Dans le défoulement d’un succédané d’une nuit de Cristal, l’élan de la barbarie destructrice entraîne de jeunes casseurs sans aucune conscience politique, et non d’extrême gauche comme on a pu l’entendre ici et là. 


 


Jour J d’une guerre civile annoncée ?


Abou Ayoub, celui que l’on dit être le représentant d’Al Qaïda en Tunisie, est l’exemple même de ces leaders salafistes flirtant avec les limites de la légalité, narguant l’angélisme bienveillant d’Ennahdha.


C’est lui qui dès lundi appelait à la guerre sainte vendredi 15 juin à Tunis contre « les ennemis de l’islam, à commencer par Moncef Marzouki », président « apostat » de la République. Il n’en fallait pas plus pour que soit décrété sur les réseaux sociaux « une marche d’un million de musulmans pour la défense du prophète ».


En appelant à une sorte de contre-manifestation de l’extrême droite « modérée » contre l’ultra droite délirante même lieu, même heure, Rached Ghannouchi tente donc de limiter les dégâts d’une politique qui s’avère rétrospectivement irresponsable, en tirant à lui la couverture islamo-révolutionnaire.

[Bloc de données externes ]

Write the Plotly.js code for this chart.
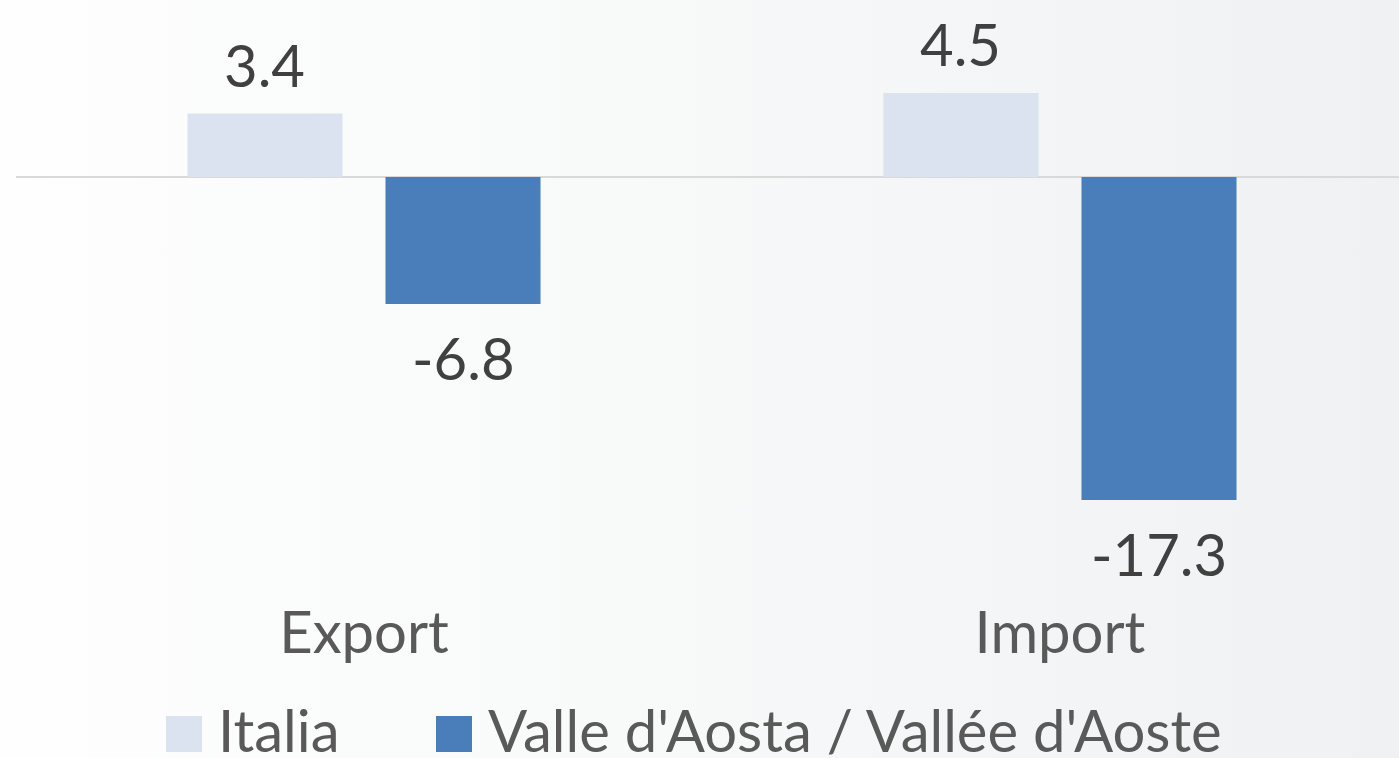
<!DOCTYPE html>
<html>
<head>
<meta charset="utf-8">
<script src="https://cdn.plot.ly/plotly-3.0.1.min.js"></script>
<style>
  html, body { margin:0; padding:0; }
  body { width:1399px; height:758px; overflow:hidden;
         background: linear-gradient(to right, #fefefe 0%, #f8f9f9 45%, #f0f1f3 100%); }
  #chart { width:1399px; height:758px; }
</style>
</head>
<body>
<div id="chart"></div>
<script>
// ---- data ----
const categories = ["Export", "Import"];
const seriesNames = ["Italia", "Valle d'Aosta / Vallée d'Aoste"];
const italiaValues = [3.4, 4.5];
const valleValues = [-6.8, -17.3];
const seriesColors = ["#dae3ef", "#4a7ebb"];

// ---- layout constants ----
const W = 1399, Hpage = 758;
const mL = 16, mR = 0, mT = 0, mB = 168;
const plotW = W - mL - mR, plotH = Hpage - mT - mB;
const FONT = "Lato, 'Open Sans', sans-serif";
const FS = 58;
const bargap = 0.431;
const slot = (1 - bargap) / 2;

function px(x) { return (x - mL) / plotW; }
function py(y) { return (mT + plotH - y) / plotH; }

const traces = [
  { type:'bar', name: seriesNames[0], x: categories, y: italiaValues,
    marker:{ color: seriesColors[0] }, showlegend:false, hoverinfo:'none' },
  { type:'bar', name: seriesNames[1], x: categories, y: valleValues,
    marker:{ color: seriesColors[1] }, showlegend:false, hoverinfo:'none' }
];

const annotations = [];
[italiaValues, valleValues].forEach((vals, s) => {
  vals.forEach((v, i) => {
    annotations.push({
      x: i + (s === 0 ? -slot/2 : slot/2), y: v, xref:'x', yref:'y',
      text: v.toFixed(1), showarrow:false, xanchor:'center', yanchor:'middle',
      yshift: v >= 0 ? 49 : -54,
      font:{ family: FONT, size: FS, color:'#404040' }
    });
  });
});

// custom legend
const legendItems = [
  { sq0: 166, text: 216 },
  { sq0: 436, text: 486 }
];
const shapes = [];
legendItems.forEach((it, s) => {
  shapes.push({ type:'rect', xref:'paper', yref:'paper',
    x0: px(it.sq0), x1: px(it.sq0 + 36), y0: py(752), y1: py(716),
    fillcolor: seriesColors[s], line:{ width:0 } });
  annotations.push({ xref:'paper', yref:'paper', x: px(it.text), y: py(729),
    xanchor:'left', yanchor:'middle', showarrow:false, text: seriesNames[s],
    font:{ family: FONT, size: FS, color:'#595959' } });
});

const layout = {
  width: W, height: Hpage,
  margin:{ l:mL, r:mR, t:mT, b:mB, pad:0 },
  paper_bgcolor:'rgba(0,0,0,0)', plot_bgcolor:'rgba(0,0,0,0)',
  barmode:'group', bargap: bargap, bargroupgap: 0.217,
  showlegend:false,
  xaxis:{ type:'category', range:[-0.5, -0.5 + plotW/696], showgrid:false, showline:false,
          zeroline:false, ticks:'', ticklabelstandoff: 4,
          tickfont:{ family: FONT, size: FS, color:'#595959' }, fixedrange:true },
  yaxis:{ range:[-(plotH-177)/18.67, 177/18.67], showgrid:false, showticklabels:false,
          zeroline:true, zerolinecolor:'#d9d9d9', zerolinewidth:2, showline:false, fixedrange:true },
  annotations: annotations,
  shapes: shapes,
  font:{ family: FONT }
};

Plotly.newPlot('chart', traces, layout, { displayModeBar:false, staticPlot:true });
</script>
</body>
</html>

Un rassemblement des pro libertés est prévu le même jour à partir de 18h30 près de l’ambassade de Tunisie à Paris, place André Tardieu, sortie du métro St. François Xavier.


Quant à Ali Laâridh, il a averti jeudi qu’aucune manifestation n’avait reçu d’autorisation de la part du ministère de l’Intérieur. Un désaveu pour Ghannouchi et une fausse note gouvernementale de plus qui vient ajouter à la confusion ambiante.